Guardian: "The Ukrainian president, Viktor Yanukovich, has offered two opposition leaders top government posts on Saturday, the presidential website said on Saturday, after the two sides met for talks aimed at seeking an end to a violent political crisis. Former economy minister Arseny Yatsenyuk would be offered the post of prime minister and Vitaly Klitschko ... would be proposed as deputy prime minister responsible for humanitarian issues, the website said."
AP: "A judge on Friday ordered a Texas hospital to remove life support for a pregnant, brain-dead woman whose family had argued that she would not want to be kept in that condition. Judge R. H. Wallace Jr. issued the ruling in the case of Marlise Munoz. John Peter Smith Hospital in Fort Worth has been keeping Munoz on life support against her family's wishes. The judge gave the hospital until 5 p.m. CST Monday to remove life support. The hospital did not say Friday whether it would appeal."
Politico: "Jesse Ryan Loskarn, a one-time star staffer who was the former top aide to Tennessee Republican Sen. Lamar Alexander, was found dead Thursday afternoon following charges he possessed and distributed child pornography, according to the sheriff's office in Carroll County, Maryland. Loskarn, 35, is believed to have committed suicide."
AP: "Egyptian riot police have fired tear gas to disperse hundreds of supporters of ousted Islamist President Mohammed Morsi protesting as the country marks the third anniversary of the 2011 uprising." ...

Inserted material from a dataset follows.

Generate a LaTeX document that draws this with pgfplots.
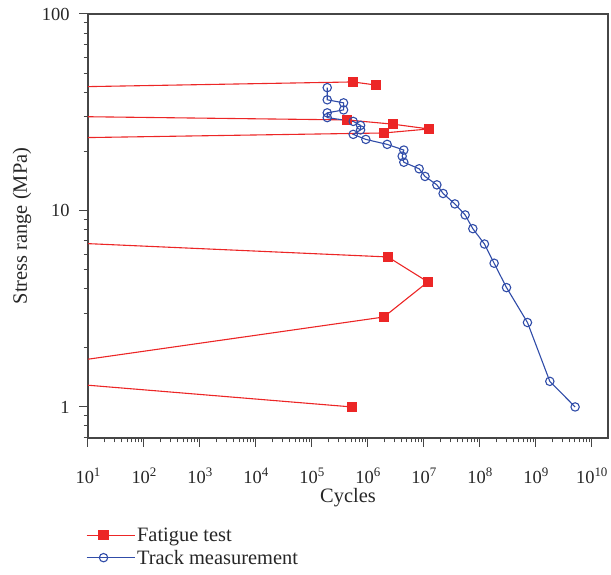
\documentclass[border=0pt]{standalone}
\usepackage{fontspec}
\setmainfont{Liberation Serif}
\usepackage{pgfplots}
\pgfplotsset{compat=1.18}
\definecolor{fred}{RGB}{236,38,38}
\definecolor{tblue}{RGB}{48,76,168}
\definecolor{axgray}{RGB}{70,70,70}
\newcommand{\pw}[1]{10\raisebox{0.42em}{\fontsize{13}{13}\selectfont #1}}
\begin{document}
\begin{tikzpicture}
\begin{axis}[
  xmode=log, ymode=log,
  scale only axis, width=520bp, height=424bp,
  xmin=10, xmax=1.95e10, ymin=0.695, ymax=100,
  xtick={1e1,1e2,1e3,1e4,1e5,1e6,1e7,1e8,1e9,1e10},
  xticklabels={\pw{1},\pw{2},\pw{3},\pw{4},\pw{5},\pw{6},\pw{7},\pw{8},\pw{9},\pw{10}},
  minor xtick={20,30,40,50,60,70,80,90,
    200,300,400,500,600,700,800,900,
    2e3,3e3,4e3,5e3,6e3,7e3,8e3,9e3,
    2e4,3e4,4e4,5e4,6e4,7e4,8e4,9e4,
    2e5,3e5,4e5,5e5,6e5,7e5,8e5,9e5,
    2e6,3e6,4e6,5e6,6e6,7e6,8e6,9e6,
    2e7,3e7,4e7,5e7,6e7,7e7,8e7,9e7,
    2e8,3e8,4e8,5e8,6e8,7e8,8e8,9e8,
    2e9,3e9,4e9,5e9,6e9,7e9,8e9,9e9},
  ytick={1,10,100}, yticklabels={1,10,100},
  minor ytick={0.7,0.8,0.9,2,3,4,5,6,7,8,9,20,30,40,50,60,70,80,90},
  tick pos=left, tick align=outside,
  major tick length=9bp, minor tick length=4.5bp,
  every tick/.style={axgray, line width=1bp},
  axis line style={axgray, line width=1.2bp},
  tick label style={font=\fontsize{18.5}{18.5}\selectfont, text=black!85},
  xticklabel style={anchor=base, yshift=-37bp},
  yticklabel style={anchor=east, xshift=-6bp},
  xlabel={Cycles}, ylabel={Stress range (MPa)},
  every axis x label/.style={at={(axis description cs:0.5,0)}, anchor=center, yshift=-60bp,
    font=\fontsize{20.5}{20.5}\selectfont, text=black!85},
  every axis y label/.style={at={(axis description cs:0,0.5)}, xshift=-66bp, anchor=center, rotate=90,
    font=\fontsize{20.5}{20.5}\selectfont, text=black!85},
  legend style={at={(axis description cs:-0.01,-0.202)}, anchor=north west, draw=none, fill=none,
    font=\fontsize{20.5}{20.5}\selectfont, text=black!85, row sep=3bp, cells={anchor=west}},
  legend image code/.code={\draw[mark repeat=2,mark phase=2,#1] plot coordinates {(0bp,0bp) (17bp,0bp) (34bp,0bp)};
    \path (34bp,0bp) -- (48bp,0bp);},
]
\addlegendimage{fred, line width=1.1bp, mark=square*, mark size=4.5bp, mark options={solid, fill=fred}}
\addlegendentry{Fatigue test}
\addlegendimage{tblue, line width=1.1bp, mark=o, mark size=4.2bp, mark options={solid, fill=white, line width=1.1bp}}
\addlegendentry{Track measurement}

% Fatigue test
\addplot[forget plot, fred, line width=1.1bp, mark=square*, mark size=4.5bp, mark options={fill=fred}, mark indices={2,3}]
  coordinates {(10,42.7) (5.4e5,45.1) (1.39e6,43.5)};
\addplot[forget plot, fred, line width=1.1bp, mark=square*, mark size=4.5bp, mark options={fill=fred}, mark indices={2,3,4,5}]
  coordinates {(10,30.0) (4.2e5,28.9) (2.8e6,27.5) (1.23e7,26.0) (1.93e6,24.8) (10,23.5)};
\addplot[forget plot, fred, line width=1.1bp, mark=square*, mark size=4.5bp, mark options={fill=fred}, mark indices={2,3,4}]
  coordinates {(10,6.78) (2.28e6,5.8) (1.18e7,4.33) (1.93e6,2.87) (10,1.75)};
\addplot[forget plot, fred, line width=1.1bp, mark=square*, mark size=4.5bp, mark options={fill=fred}, mark indices={2}]
  coordinates {(10,1.29) (5.2e5,1.0)};

% Track measurement
\addplot[forget plot, tblue, line width=1.1bp, mark=o, mark size=4.2bp, mark options={fill=white, line width=1.1bp}]
  coordinates {
  (1.88e5,42.2) (1.88e5,36.6) (3.68e5,35.3) (3.68e5,32.5) (1.88e5,31.4) (1.88e5,29.7)
  (5.47e5,28.4) (7.41e5,27.1) (7.41e5,25.7) (5.47e5,24.4) (9.2e5,23.0) (2.21e6,21.7)
  (4.39e6,20.3) (4.1e6,18.9) (4.39e6,17.6) (8.24e6,16.3) (1.05e7,14.9) (1.71e7,13.5)
  (2.21e7,12.2) (3.58e7,10.8) (5.47e7,9.49) (7.5e7,8.08) (1.21e8,6.75) (1.8e8,5.39)
  (3.0e8,4.05) (7.1e8,2.69) (1.78e9,1.35) (5.04e9,1.0)};
\end{axis}
\pgfresetboundingbox
\path[use as bounding box] ([xshift=-88bp,yshift=-137bp]current axis.south west) rectangle ([xshift=3bp,yshift=14bp]current axis.north east);
\end{tikzpicture}
\end{document}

... Washington Post UPDATE: "Rival groups of demonstrators across the country were met with deadly force. Clashes between police and anti-coup protesters aligned with Mohamed Morsi, the ousted Islamist president, left 29 dead and nearly 170 injured, according to the Health Ministry, one day after six people were killed in a string of attacks on security targets in Cairo. Twenty-six of the deaths were in greater Cairo, the ministry said.